Arena show now more like a club act

Gordon Stitt, president and chief executive officer of Extreme Networks Inc., put the best possible face on the networking industry downturn in a Networld+Interop keynote address in Las Vegas on Wednesday morning. A slump is a good time for looking beyond small improvements for immediate needs and contemplating the fundamental advances that need to take place in technology, he said.

The quiet, almost professorial talk, free of pitches for any specific product, "architecture" or "framework," was appropriate to the setting: a hall in the Las Vegas Convention Center with chairs set up only halfway across the floor. For a major trade show keynote, it was downright intimate. The same could almost be said for this year's Networld+Interop as a whole.

The show, also called N+I, is now in its 17th year and historically has been the premier event for enterprise networking. But along with the network equipment business and the rest of the IT industry, it's changed dramatically in recent years. Most significantly, organizer Key3Media Group Inc., which filed for bankruptcy protection in February, has eliminated the annual fall N+I show that took place in Atlanta.

Key3Media estimates that attendance at this week's event, which began Tuesday and runs through Thursday, is about 70 percent of last year's turnout of 40,283. More striking, it occupies only about 150,000 square feet of floor space, less than half last year's 320,000 square feet. Some of the most jarring signs for N+I veterans are in the Hilton Center and Pavilions at the Las Vegas Hilton, adjacent to the convention center, where N+I keynotes and associated meetings have been held in years past. The signs read, " Multi-Housing World." The Hilton rooms were taken up by an annual show for the multifamily housing industry. Once-mighty N+I, it seems, is just one show among many in this convention mecca.

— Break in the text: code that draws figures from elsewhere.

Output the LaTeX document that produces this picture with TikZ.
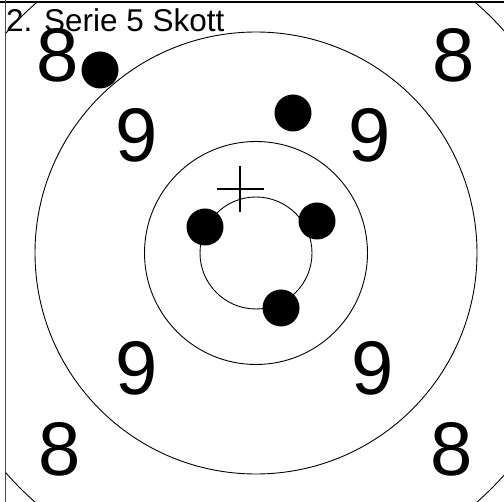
\documentclass[tikz,border=0pt]{standalone}
\usepackage{fontspec}
\setmainfont{Liberation Sans}
\begin{document}
\begin{tikzpicture}[x=1pt, y=-1pt,
  ring/.style={draw=black, line width=0.9pt},
  num/.style={font=\fontsize{76}{76}\selectfont, inner sep=0pt},
  shot/.style={circle, fill=black, minimum size=37pt, inner sep=0pt}]
\useasboundingbox (0,0) rectangle (504,502);
\coordinate (mid) at (256,253);
% frame
\draw[line width=1.2pt] (0,2) -- (504,2);
\draw[black!70, line width=1pt] (5.5,0) -- (5.5,502);
% rings
\begin{scope}
\clip (5.5,2) rectangle (504,502);
\draw[ring] (mid) circle (333);
\end{scope}
\draw[ring] (mid) circle (221);
\draw[ring] (mid) circle (111.5);
\draw[ring] (mid) circle (56);
% title
\node[anchor=base west, inner sep=0pt, font=\fontsize{31.5}{31.5}\selectfont] (title) at (6,31.5) {2. Serie 5 Skott};
% ring values
\node[num] (eightTL) at (58,55) {8};
\node[num] (eightTR) at (454,55) {8};
\node[num] (eightBL) at (60,449) {8};
\node[num] (eightBR) at (452,449) {8};
\node[num] (nineTL) at (137,135) {9};
\node[num] (nineTR) at (370,135) {9};
\node[num] (nineBL) at (137,368) {9};
\node[num] (nineBR) at (373,368) {9};
% aim mark
\coordinate (aim) at (240,189);
\draw[line width=2pt] ([xshift=-23pt]aim) -- ([xshift=24pt]aim);
\draw[line width=2pt] ([yshift=-23pt]aim) -- ([yshift=23pt]aim);
% shots
\node[shot] (shotA) at (100,70) {};
\node[shot] (shotB) at (293,113) {};
\node[shot] (shotC) at (205,227) {};
\node[shot] (shotD) at (317,221) {};
\node[shot] (shotE) at (281,308) {};
\end{tikzpicture}
\end{document}
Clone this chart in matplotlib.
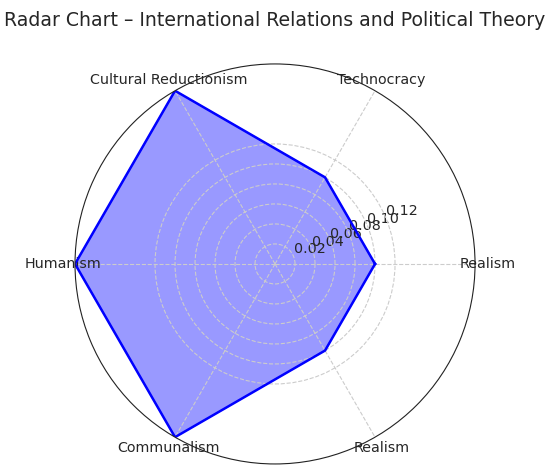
import numpy as np
import matplotlib.pyplot as plt

categories = ['Realism', 'Technocracy', 'Cultural Reductionism', 'Humanism', 'Communalism', 'Realism']
values = [0.10, 0.10, 0.20, 0.20, 0.20, 0.10]
rticks = [0.02, 0.04, 0.06, 0.08, 0.10, 0.12]

angles = np.linspace(0, 2 * np.pi, len(categories), endpoint=False).tolist()
vals = values + values[:1]
angs = angles + angles[:1]

fig = plt.figure(figsize=(5.5, 4.69), dpi=100)
ax = fig.add_axes([0.1364, 0.0107, 0.7273, 0.853], polar=True)

ax.fill(angs, vals, color='blue', alpha=0.4)
ax.plot(angs, vals, color='blue', linewidth=1.8)

ax.set_xticks(angles)
ax.set_xticklabels(categories, fontsize=10.3, color='#262626')
ax.tick_params(axis='x', pad=-1.5)
ax.set_yticks(rticks)
ax.set_yticklabels([f'{t:.2f}' for t in rticks], fontsize=10.3, color='#262626')
ax.set_ylim(0, 0.2)
ax.grid(True, linestyle='--', color='#cccccc', linewidth=0.8)
ax.spines['polar'].set_color('#222222')

fig.text(0.5, 0.957, 'Radar Chart – International Relations and Political Theory',
         ha='center', va='center', fontsize=13.6, color='#262626')

fig.savefig('out.png', dpi=100)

"This economy isn't recovering as fast as they say it is. Just look around here," said Douglas Chinault, network engineer at Polk Computer Consultants, in Lake Alfred, Florida, as he left Stitt's keynote. Chinault took a less optimistic view than did Stitt of the recession's possible technology windfall, though he's already benefitting from one emerging technology. His company is setting up an IEEE 802.11b wireless LAN to connect four citrus packing plants to a centralized sales team. Sales representatives need current information from the plants because they often sell the fruit as it's being packed, and the current frame relay system produces a 15-minute delay, he said. Polk will use a long-distance antenna mounted on a tower to reach the packing plants, all of which are located along one road and will not be more than six miles from the antenna.

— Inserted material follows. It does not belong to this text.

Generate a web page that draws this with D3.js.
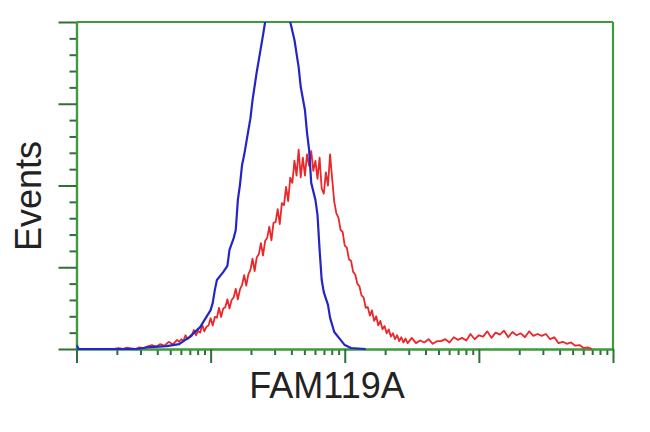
<!DOCTYPE html>
<html><head><meta charset="utf-8">
<script src="https://cdn.jsdelivr.net/npm/d3@7"></script>
<style>html,body{margin:0;padding:0;background:#fff;}svg{display:block;}</style>
</head><body>
<svg id="chart" width="650" height="432"></svg>
<script>
// Histogram data: [channel (256-channel log scale, 4 decades), events]
const blueSeries = [
 [0,1.2],[1,0],[18,0],[29,0],[35,0.6],[43,0.9],[49,1.5],[54,3.7],[59,6.7],[62,9.8],[64,11.9],[65,14.1],
 [66,18.0],[67,21.1],[70,23.5],[72,25.4],[73,30.3],[75,33.9],[76,36.4],[77,45.6],[78,50.2],[79,56.3],
 [80,59.3],[83,70.6],[84,76.1],[86,84.7],[87,88.4],[89,96],[90,100],[92,108],[95,118],[98,115],[101,106],
 [102,100],[104,94.5],[106,86.2],[107,80.1],[109,73.1],[110,66.1],[111,60.9],[112,50.8],[114,45.6],
 [115,41],[116,30.3],[117,21.1],[118,17.4],[120,13.5],[121,9.5],[123,5.2],[126,2.8],[128,1.2],[131,0.3],[138,0]
];
const redSeries = [
 [18,0],[20,0.3],[22,0],[24,0.4],[26,0.2],[28,0],[30,0.5],[32,0.3],[34,0.8],[36,1.2],[38,0.7],[40,1.5],
 [42,1.0],[44,2.2],[46,1.4],[48,2.8],[49,2.2],[50,3.0],[51,2.4],[52,4.2],[53,3.0],[54,3.6],[55,4.0],
 [56,5.8],[57,4.2],[58,5.5],[59,5.0],[60,7.4],[61,5.4],[62,6.8],[63,7.2],[64,9.4],[65,7.2],[66,9.8],
 [67,9.6],[68,12.6],[69,9.8],[70,12.4],[71,12.8],[72,15.2],[73,12.4],[74,15.0],[75,15.8],[76,18.4],
 [77,15.2],[78,18.2],[79,19.6],[80,22.6],[81,19.4],[82,22.8],[83,24.2],[84,27.6],[85,23.8],[86,28.0],
 [87,29.0],[88,32.4],[89,28.6],[90,33.0],[91,34.0],[92,37.4],[93,33.2],[94,38.6],[95,38.8],[96,42.8],
 [97,38.2],[98,44.6],[99,44.0],[100,49.6],[101,45.2],[102,52.4],[103,50.8],[104,57.6],[105,53.0],
 [106,61.0],[107,52.5],[108,58.5],[109,53.0],[110,59.5],[111,56.0],[112,60.5],[113,54.5],[114,57.5],
 [115,52.0],[116,58.5],[117,49.0],[118,47.5],[119,54.0],[120,50.0],[121,59.5],[122,52.0],[123,45.0],
 [124,41.5],[125,40.2],[126,36.4],[127,35.8],[128,31.6],[129,31.0],[130,27.4],[131,27.0],[132,23.6],
 [133,22.8],[134,20.0],[135,19.2],[136,16.4],[137,15.8],[138,12.6],[139,12.8],[140,10.2],[141,11.8],
 [142,8.6],[143,10.0],[144,7.2],[145,8.6],[146,6.0],[147,7.0],[148,4.8],[149,6.0],[150,3.8],[151,4.8],
 [152,3.0],[153,4.2],[154,2.4],[155,3.6],[156,2.0],[157,3.2],[158,1.8],[160,3.4],[162,1.8],[164,2.6],
 [166,2.0],[168,3.0],[170,1.6],[172,2.4],[174,2.4],[176,3.0],[178,2.0],[180,3.6],[182,2.8],[184,3.4],
 [186,2.6],[188,4.6],[190,3.0],[192,4.2],[194,3.8],[196,5.4],[198,3.4],[200,5.0],[202,4.4],[204,5.6],
 [206,3.6],[208,5.2],[210,4.2],[212,4.8],[214,3.6],[216,5.4],[218,4.0],[220,4.6],[222,4.0],[224,4.6],
 [226,3.0],[228,3.6],[230,1.8],[232,2.2],[234,1.6],[236,2.0],[238,1.0],[240,1.2],[242,0.3],[244,0.5],[246,0]
];
const xMajorTicks = [1, 10, 100, 1000, 10000];
const xMinorTicks = [2,3,4,5,6,7,8,9,20,30,40,50,60,70,80,90,200,300,400,500,600,700,800,900,2000,3000,4000,5000,6000,7000,8000,9000];
const yMajorTicks = [0, 25, 50, 75, 100];
const yMinorTicks = [5,10,15,20,30,35,40,45,55,60,65,70,80,85,90,95];
const xLabel = "FAM119A";
const yLabel = "Events";

const svg = d3.select("#chart");
const L = 76.5, R = 613, T = 22, B = 349;
const xCh = d3.scaleLinear().domain([0, 256]).range([L, R]);
const xLog = d3.scaleLog().domain([1, 10000]).range([L, R]);
const y = d3.scaleLinear().domain([0, 100]).range([B, T]);

const frameColor = "#3d9b3d";
const tickColor = "#2f6f3a";

svg.append("defs").append("clipPath").attr("id","plotclip")
  .append("rect").attr("x", L).attr("y", T).attr("width", R - L).attr("height", B - T + 2);

// X axes
const gxMinor = svg.append("g").attr("transform", `translate(0,${B})`)
  .call(d3.axisBottom(xLog).tickValues(xMinorTicks).tickSize(6).tickSizeOuter(0).tickFormat(""));
const gxMajor = svg.append("g").attr("transform", `translate(0,${B})`)
  .call(d3.axisBottom(xLog).tickValues(xMajorTicks).tickSize(14).tickSizeOuter(0).tickFormat(""));
// Y axes
const gyMinor = svg.append("g").attr("transform", `translate(${L},0)`)
  .call(d3.axisLeft(y).tickValues(yMinorTicks).tickSize(7).tickSizeOuter(0).tickFormat(""));
const gyMajor = svg.append("g").attr("transform", `translate(${L},0)`)
  .call(d3.axisLeft(y).tickValues(yMajorTicks).tickSize(18).tickSizeOuter(0).tickFormat(""));

[gxMinor, gxMajor, gyMinor, gyMajor].forEach(g => {
  g.selectAll(".tick line").attr("stroke", tickColor).attr("stroke-width", 2);
  g.select(".domain").attr("stroke", frameColor).attr("stroke-width", 2.2);
});

// frame top and right
svg.append("line").attr("x1", L).attr("x2", R).attr("y1", T).attr("y2", T)
  .attr("stroke", frameColor).attr("stroke-width", 2.2);
svg.append("line").attr("x1", R).attr("x2", R).attr("y1", T).attr("y2", B)
  .attr("stroke", frameColor).attr("stroke-width", 2.2);

const line = d3.line().x(d => xCh(d[0])).y(d => y(d[1]));
const plot = svg.append("g").attr("clip-path", "url(#plotclip)");
plot.append("path").datum(redSeries).attr("d", line)
  .attr("fill", "none").attr("stroke", "#e8282a").attr("stroke-width", 1.8).attr("stroke-linejoin","round");
plot.append("path").datum(blueSeries).attr("d", line)
  .attr("fill", "none").attr("stroke", "#2424c8").attr("stroke-width", 2.2).attr("stroke-linejoin","round");

// labels
svg.append("text").attr("x", 327).attr("y", 398).attr("text-anchor", "middle")
  .attr("font-family", "Liberation Sans, Arial, sans-serif").attr("font-size", 36)
  .attr("fill", "#222").text(xLabel);
svg.append("text").attr("transform", "translate(41,196) rotate(-90)").attr("text-anchor", "middle")
  .attr("font-family", "Liberation Sans, Arial, sans-serif").attr("font-size", 36)
  .attr("fill", "#222").text(yLabel);
</script>
</body></html>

Wireless LANs have been a recurring theme at the show, which hasn't been lacking for vendors announcing new products. Other major themes include network security, VoIP (voice over IP) and 10-Gigabit Ethernet.

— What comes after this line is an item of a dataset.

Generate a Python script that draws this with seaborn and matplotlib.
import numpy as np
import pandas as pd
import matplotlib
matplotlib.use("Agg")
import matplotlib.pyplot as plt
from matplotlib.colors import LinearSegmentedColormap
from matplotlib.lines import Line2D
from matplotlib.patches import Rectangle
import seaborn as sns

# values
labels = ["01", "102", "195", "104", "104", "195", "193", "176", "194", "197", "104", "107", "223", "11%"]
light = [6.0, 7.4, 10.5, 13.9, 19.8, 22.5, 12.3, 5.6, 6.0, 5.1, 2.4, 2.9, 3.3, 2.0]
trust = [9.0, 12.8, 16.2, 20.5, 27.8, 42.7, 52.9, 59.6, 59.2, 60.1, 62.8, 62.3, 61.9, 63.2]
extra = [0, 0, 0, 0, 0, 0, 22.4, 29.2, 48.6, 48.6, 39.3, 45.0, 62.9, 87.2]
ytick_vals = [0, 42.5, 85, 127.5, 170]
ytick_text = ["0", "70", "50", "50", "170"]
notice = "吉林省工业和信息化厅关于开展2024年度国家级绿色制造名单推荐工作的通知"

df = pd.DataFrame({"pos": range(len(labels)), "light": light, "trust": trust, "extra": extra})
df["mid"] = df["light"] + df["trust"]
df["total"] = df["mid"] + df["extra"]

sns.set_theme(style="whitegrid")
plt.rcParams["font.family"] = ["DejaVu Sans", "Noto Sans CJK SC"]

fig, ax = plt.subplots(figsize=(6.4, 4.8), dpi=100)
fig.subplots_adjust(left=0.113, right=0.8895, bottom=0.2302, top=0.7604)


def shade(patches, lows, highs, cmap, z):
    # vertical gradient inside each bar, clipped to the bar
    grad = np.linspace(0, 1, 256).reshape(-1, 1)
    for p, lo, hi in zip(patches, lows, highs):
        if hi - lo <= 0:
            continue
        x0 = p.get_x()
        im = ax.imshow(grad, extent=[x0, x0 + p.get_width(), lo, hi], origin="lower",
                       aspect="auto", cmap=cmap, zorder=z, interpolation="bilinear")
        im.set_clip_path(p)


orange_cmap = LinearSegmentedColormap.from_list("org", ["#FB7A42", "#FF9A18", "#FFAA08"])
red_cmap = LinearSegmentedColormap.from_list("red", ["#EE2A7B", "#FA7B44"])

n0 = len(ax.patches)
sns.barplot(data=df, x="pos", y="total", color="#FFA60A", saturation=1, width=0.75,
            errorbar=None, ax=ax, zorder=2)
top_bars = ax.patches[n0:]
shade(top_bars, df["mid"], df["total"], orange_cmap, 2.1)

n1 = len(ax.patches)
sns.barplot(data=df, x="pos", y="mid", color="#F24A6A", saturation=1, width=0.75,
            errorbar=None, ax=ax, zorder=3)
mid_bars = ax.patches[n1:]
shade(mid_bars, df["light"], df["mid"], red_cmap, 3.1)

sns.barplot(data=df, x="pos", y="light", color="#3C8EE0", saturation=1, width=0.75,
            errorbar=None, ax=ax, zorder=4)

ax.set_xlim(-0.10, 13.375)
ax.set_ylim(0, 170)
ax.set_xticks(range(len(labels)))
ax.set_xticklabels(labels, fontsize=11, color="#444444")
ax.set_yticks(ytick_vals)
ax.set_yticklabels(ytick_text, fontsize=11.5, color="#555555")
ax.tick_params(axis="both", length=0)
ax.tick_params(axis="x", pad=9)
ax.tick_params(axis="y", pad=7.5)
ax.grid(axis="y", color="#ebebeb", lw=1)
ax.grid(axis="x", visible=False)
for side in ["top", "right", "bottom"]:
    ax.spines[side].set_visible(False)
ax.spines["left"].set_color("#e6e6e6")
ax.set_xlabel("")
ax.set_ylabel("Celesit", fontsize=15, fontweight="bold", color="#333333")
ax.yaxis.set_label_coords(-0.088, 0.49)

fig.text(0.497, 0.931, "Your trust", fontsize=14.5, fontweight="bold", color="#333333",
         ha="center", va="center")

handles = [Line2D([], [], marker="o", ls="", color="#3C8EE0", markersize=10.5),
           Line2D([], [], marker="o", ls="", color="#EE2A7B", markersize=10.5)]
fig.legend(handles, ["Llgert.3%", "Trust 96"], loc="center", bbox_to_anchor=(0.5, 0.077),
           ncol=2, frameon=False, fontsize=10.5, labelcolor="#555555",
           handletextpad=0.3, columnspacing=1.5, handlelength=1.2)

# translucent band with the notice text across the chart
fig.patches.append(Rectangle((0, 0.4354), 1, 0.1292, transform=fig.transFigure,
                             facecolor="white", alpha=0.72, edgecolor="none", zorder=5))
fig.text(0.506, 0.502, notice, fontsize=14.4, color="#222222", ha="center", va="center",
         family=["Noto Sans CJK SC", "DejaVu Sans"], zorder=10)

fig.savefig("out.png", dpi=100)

What's more, depending on what you're after, bigger isn't necessarily better.

"The shrinkage of the show concerns me, but it's easier to cover," said Bob Elliott, manager of information systems at RCS Communications Group, a two-way radio reseller and service provider in Louisville, Kentucky. Elliott plans to link 900MHz two-way radio towers in Kentucky into a meshed network to offer dispatch users such as plumbing companies a wider coverage area. The network could also be used for data and its services eventually offered to general enterprises, he added.

Like Stitt, Elliott sees the economic lull as a great time to work through technology challenges so he's ready to take advantage of an eventual economic recovery.

"His speech is exactly where we are right now," Elliott said.

If the show is smaller this year, at least it looks a little busier. Even with far fewer exhibitors -- 275, down from last year's 572 -- the tighter floor space has led to smaller booths and less wide-open space than at the 2002 event, when attendance had slumped dramatically from 61,000 registrants in 2001. Jugglers, dancers and other booth entertainers from the go-go days of the late 1990s could have practiced their routines on all the empty carpeting last year.

Watching Stitt's keynote, all the empty carpet was behind the crowd clustered around the stage. Most everyone here hopes what it represents is behind them, too.